------ Recorded information ------

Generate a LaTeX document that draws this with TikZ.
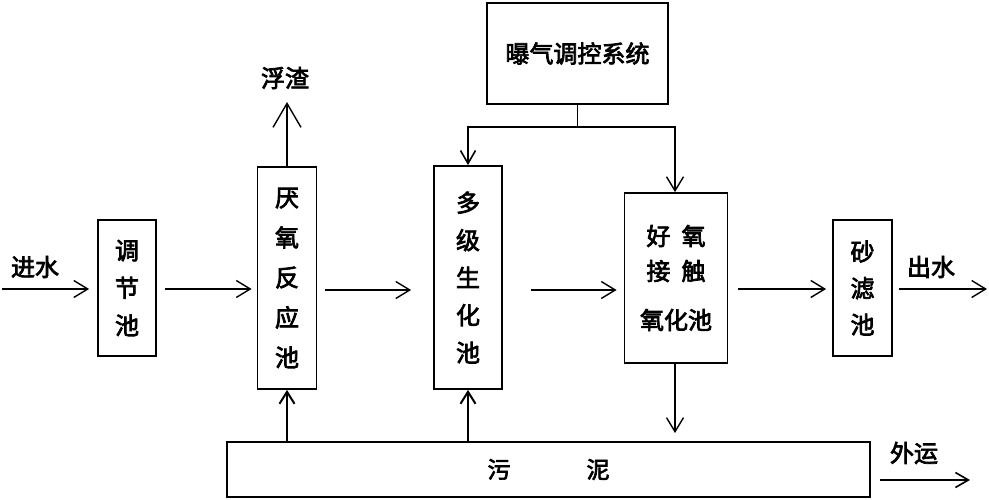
\documentclass[tikz,border=0pt]{standalone}
\usepackage{fontspec}
\setmainfont{Noto Sans CJK SC}[AutoFakeBold=3]
\usetikzlibrary{arrows.meta}
\tikzset{
  box/.style={draw, line width=1.8pt, inner sep=0pt, align=center, font=\bfseries\fontsize{24}{37.5}\selectfont},
  lbl/.style={inner sep=0pt, font=\bfseries\fontsize{24}{24}\selectfont},
  flow/.style={line width=1.4pt, -{Straight Barb[length=14pt,width=17pt,line width=1.4pt]}},
  bigtip/.style={line width=1.4pt, -{Straight Barb[length=24pt,width=28pt,line width=1.4pt]}},
  uptip/.style={line width=2.6pt, -{Straight Barb[length=12pt,width=15pt,line width=2pt]}},
  plain/.style={line width=1.4pt}
}
\begin{document}
\begin{tikzpicture}[x=1pt,y=-1pt]
\useasboundingbox (0,0) rectangle (989,500);
% boxes
\node[box, minimum width=58pt, minimum height=136pt] (tj) at (127,288) {调\\节\\池};
\node[box, minimum width=59pt, minimum height=222pt, font=\bfseries\fontsize{24}{40}\selectfont] (yy) at (287,278) {厌\\氧\\反\\应\\池};
\node[box, minimum width=68pt, minimum height=223pt] (dj) at (468,277.5) {多\\级\\生\\化\\池};
\node[box, minimum width=103pt, minimum height=170pt, font=\bfseries\fontsize{24}{35}\selectfont] (hy) at (676,278) {好\hspace{11pt}氧\\接\hspace{11pt}触\\[14pt]氧化池};
\node[box, minimum width=59pt, minimum height=136pt, font=\bfseries\fontsize{24}{36.5}\selectfont] (sl) at (862.5,288) {砂\\滤\\池};
\node[box, minimum width=181pt, minimum height=101pt] (pq) at (577.5,53.5) {曝气调控系统};
\node[box, minimum width=643pt, minimum height=55pt, font=\bfseries\fontsize{23}{24}\selectfont] (wn) at (548.5,469.5) {污\hspace{76pt}泥};
% labels
\node[lbl] (jin) at (35,267) {进水};
\node[lbl] (chu) at (931,267) {出水};
\node[lbl] (fz) at (285,78) {浮渣};
\node[lbl] (wy) at (914,453) {外运};
% free ends
\coordinate (inS) at (2,289);
\coordinate (outE) at (987,289);
\coordinate (fzE) at (287,102);
\coordinate (hyE) at (675,433);
\coordinate (wyS) at (880,480);
\coordinate (wyE) at (970,480);
\coordinate (jn) at (577.5,127);
% main flow
\draw[flow] (inS) -- ([xshift=-8pt]inS -| tj.west);
\draw[flow] ([xshift=8pt,yshift=-1pt]tj.east) -- ([xshift=-5pt,yshift=-1pt]tj.east -| yy.west);
\draw[flow] ([xshift=8pt,yshift=-12pt]yy.east) -- ([xshift=-22pt,yshift=-12pt]yy.east -| dj.west);
\draw[flow] ([xshift=28pt,yshift=-12.5pt]dj.east) -- ([xshift=-7pt,yshift=-12.5pt]dj.east -| hy.west);
\draw[flow] ([xshift=10pt,yshift=-11pt]hy.east) -- ([xshift=-6pt,yshift=-11pt]hy.east -| sl.west);
\draw[flow] ([xshift=6pt,yshift=-1pt]sl.east) -- (outE);
% scum
\draw[bigtip] (yy.north) -- (fzE);
% aeration
\draw[plain] (pq.south) -- (jn);
\draw[line width=2pt, -{Straight Barb[length=13pt,width=15pt,line width=1.6pt]}] (jn) -| (dj.north);
\draw[flow] (jn) -| ([xshift=-1pt]hy.north);
% sludge
\draw[flow] ([xshift=-1pt]hy.south) -- (hyE);
\draw[uptip] (yy.south |- wn.north) -- (yy.south);
\draw[uptip] (dj.south |- wn.north) -- (dj.south);
\draw[line width=1.8pt, -{Straight Barb[length=13pt,width=15pt,line width=1.6pt]}] (wyS) -- (wyE);
\end{tikzpicture}
\end{document}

------

Exercise requirements:
Your task is to reproduce all of the material exactly. The pictures stay out.

The answer:
Generate a LaTeX document that draws this with TikZ.
\documentclass[tikz,border=0pt]{standalone}
\usepackage{fontspec}
\setmainfont{Noto Sans CJK SC}[AutoFakeBold=3]
\usetikzlibrary{arrows.meta}
\tikzset{
  box/.style={draw, line width=1.8pt, inner sep=0pt, align=center, font=\bfseries\fontsize{24}{37.5}\selectfont},
  lbl/.style={inner sep=0pt, font=\bfseries\fontsize{24}{24}\selectfont},
  flow/.style={line width=1.4pt, -{Straight Barb[length=14pt,width=17pt,line width=1.4pt]}},
  bigtip/.style={line width=1.4pt, -{Straight Barb[length=24pt,width=28pt,line width=1.4pt]}},
  uptip/.style={line width=2.6pt, -{Straight Barb[length=12pt,width=15pt,line width=2pt]}},
  plain/.style={line width=1.4pt}
}
\begin{document}
\begin{tikzpicture}[x=1pt,y=-1pt]
\useasboundingbox (0,0) rectangle (989,500);
% boxes
\node[box, minimum width=58pt, minimum height=136pt] (tj) at (127,288) {调\\节\\池};
\node[box, minimum width=59pt, minimum height=222pt, font=\bfseries\fontsize{24}{40}\selectfont] (yy) at (287,278) {厌\\氧\\反\\应\\池};
\node[box, minimum width=68pt, minimum height=223pt] (dj) at (468,277.5) {多\\级\\生\\化\\池};
\node[box, minimum width=103pt, minimum height=170pt, font=\bfseries\fontsize{24}{35}\selectfont] (hy) at (676,278) {好\hspace{11pt}氧\\接\hspace{11pt}触\\[14pt]氧化池};
\node[box, minimum width=59pt, minimum height=136pt, font=\bfseries\fontsize{24}{36.5}\selectfont] (sl) at (862.5,288) {砂\\滤\\池};
\node[box, minimum width=181pt, minimum height=101pt] (pq) at (577.5,53.5) {曝气调控系统};
\node[box, minimum width=643pt, minimum height=55pt, font=\bfseries\fontsize{23}{24}\selectfont] (wn) at (548.5,469.5) {污\hspace{76pt}泥};
% labels
\node[lbl] (jin) at (35,267) {进水};
\node[lbl] (chu) at (931,267) {出水};
\node[lbl] (fz) at (285,78) {浮渣};
\node[lbl] (wy) at (914,453) {外运};
% free ends
\coordinate (inS) at (2,289);
\coordinate (outE) at (987,289);
\coordinate (fzE) at (287,102);
\coordinate (hyE) at (675,433);
\coordinate (wyS) at (880,480);
\coordinate (wyE) at (970,480);
\coordinate (jn) at (577.5,127);
% main flow
\draw[flow] (inS) -- ([xshift=-8pt]inS -| tj.west);
\draw[flow] ([xshift=8pt,yshift=-1pt]tj.east) -- ([xshift=-5pt,yshift=-1pt]tj.east -| yy.west);
\draw[flow] ([xshift=8pt,yshift=-12pt]yy.east) -- ([xshift=-22pt,yshift=-12pt]yy.east -| dj.west);
\draw[flow] ([xshift=28pt,yshift=-12.5pt]dj.east) -- ([xshift=-7pt,yshift=-12.5pt]dj.east -| hy.west);
\draw[flow] ([xshift=10pt,yshift=-11pt]hy.east) -- ([xshift=-6pt,yshift=-11pt]hy.east -| sl.west);
\draw[flow] ([xshift=6pt,yshift=-1pt]sl.east) -- (outE);
% scum
\draw[bigtip] (yy.north) -- (fzE);
% aeration
\draw[plain] (pq.south) -- (jn);
\draw[line width=2pt, -{Straight Barb[length=13pt,width=15pt,line width=1.6pt]}] (jn) -| (dj.north);
\draw[flow] (jn) -| ([xshift=-1pt]hy.north);
% sludge
\draw[flow] ([xshift=-1pt]hy.south) -- (hyE);
\draw[uptip] (yy.south |- wn.north) -- (yy.south);
\draw[uptip] (dj.south |- wn.north) -- (dj.south);
\draw[line width=1.8pt, -{Straight Barb[length=13pt,width=15pt,line width=1.6pt]}] (wyS) -- (wyE);
\end{tikzpicture}
\end{document}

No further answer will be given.